Skeptics might say this is blaming the victim. In other words, the customer chose to buy a pirated version rather than the original so it must be some fault of the vendor. In many cases the pirates are selling their goods at prices far below those of the legitimate products because that is what the market will bear. Original producers would rather not sell at those levels to protect their channels and price structures.
Unfortunately, current technologies make it hard to hold the line on product prices. That’s why the content business model has to change. The model needs to be streamlined, reducing the number of intermediaries and updating to the latest technologies. That means far more digital delivery with less conventional “product” changing hands at retail.
It also means that content companies need to understand that if a customer is willing to spend only a few dollars for a download, that customer is not likely to cannibalize higher-priced channels.

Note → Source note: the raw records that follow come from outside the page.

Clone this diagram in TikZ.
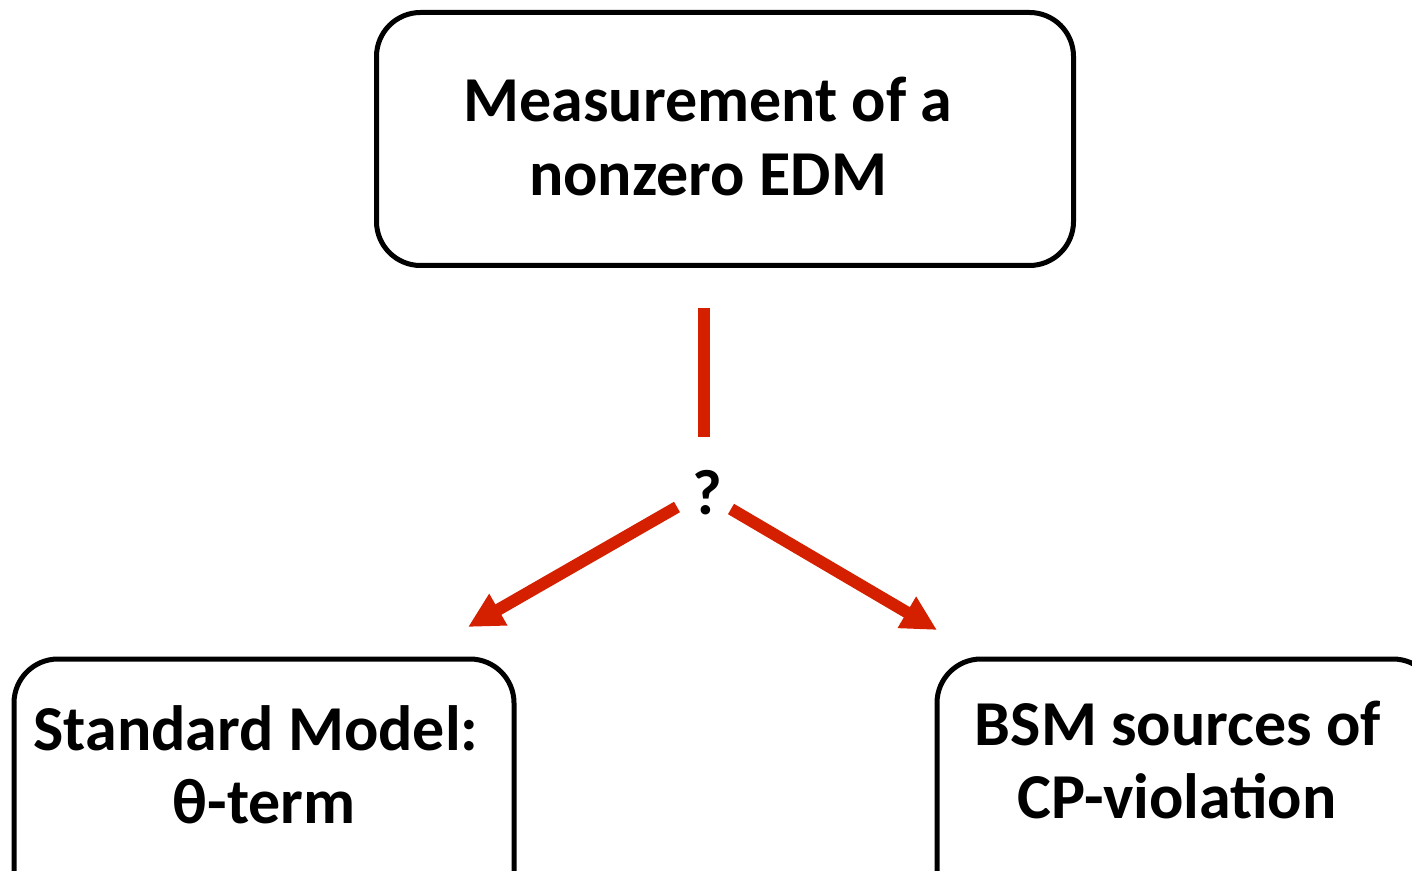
\documentclass[tikz,border=0pt]{standalone}
\usepackage{fontspec}
\setmainfont{Carlito}
\usetikzlibrary{arrows.meta}
\definecolor{edmred}{RGB}{213,32,0}
\begin{document}
\begin{tikzpicture}[x=0.5pt,y=-0.5pt,
  box/.style={draw=black,line width=2.5pt,rounded corners=22pt,fill=white,inner sep=0pt},
  txt/.style={font=\bfseries\fontsize{32}{36}\selectfont,anchor=base,inner sep=0pt},
  redline/.style={draw=edmred,line width=6pt},
  redarrow/.style={redline,-{Triangle[length=17.5pt,width=17pt]}}]
\clip (0,0) rectangle (1412,871);
\fill[white] (0,0) rectangle (1412,871);
% boxes
\node[box,minimum width=348.5pt,minimum height=126.5pt] (top) at (725,139) {};
\node[box,minimum width=250pt,minimum height=150pt] (sm) at (264,809) {};
\node[box,minimum width=250pt,minimum height=150pt] (bsm) at (1187,809) {};
% texts
\node[txt] (t1) at (708,122) {Measurement of a};
\node[txt] (t2) at (708,196) {nonzero EDM};
\node[txt] (s1) at (256,750) {Standard Model:};
\node[txt] (s2) at (264,823) {θ-term};
\node[txt] (b1) at (1178,745) {BSM sources of};
\node[txt] (b2) at (1177,818) {CP-violation};
\node[txt] (q) at (707,514) {?};
% connectors
\coordinate (vtop) at (704,308);
\coordinate (vbot) at (704,437);
\coordinate (lstart) at (677,507);
\coordinate (ltip) at (468,627);
\coordinate (rstart) at (731,509);
\coordinate (rtip) at (937,630);
\draw[redline] (vtop) -- (vbot);
\draw[redarrow] (lstart) -- (ltip);
\draw[redarrow] (rstart) -- (rtip);
\end{tikzpicture}
\end{document}
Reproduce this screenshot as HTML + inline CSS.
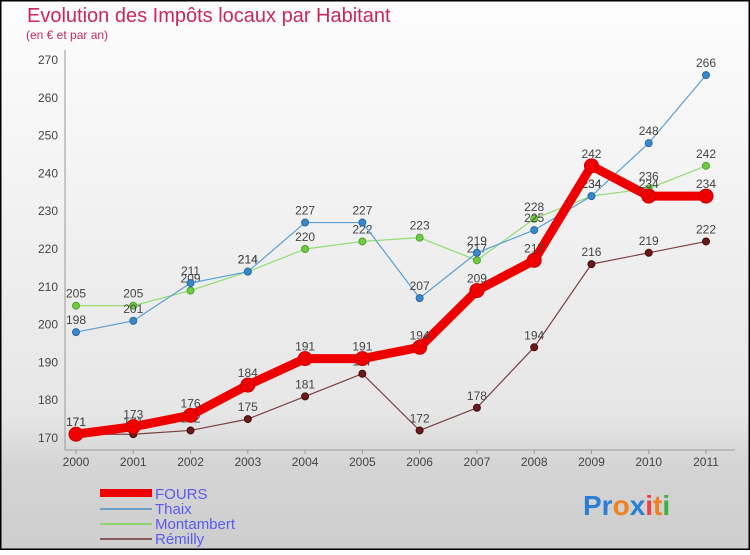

In earlier times, customers without the means or desire to pay the going rate for content tended to do without. But today, those people are a great reservoir of demand that is being satisfied illegally. This should be seen as the next big opportunity in content sales, not a problem to be remedied with lawsuits or bogus legislation.
I believe Tien Tzuo was right: If the content industry focuses its energy on the customer rather than on its products or transactions, it will find the solution to its piracy problems and it won’t involve forcing Internet companies into performing unnatural acts as the defeated PIPA and SOPA legislation attempted.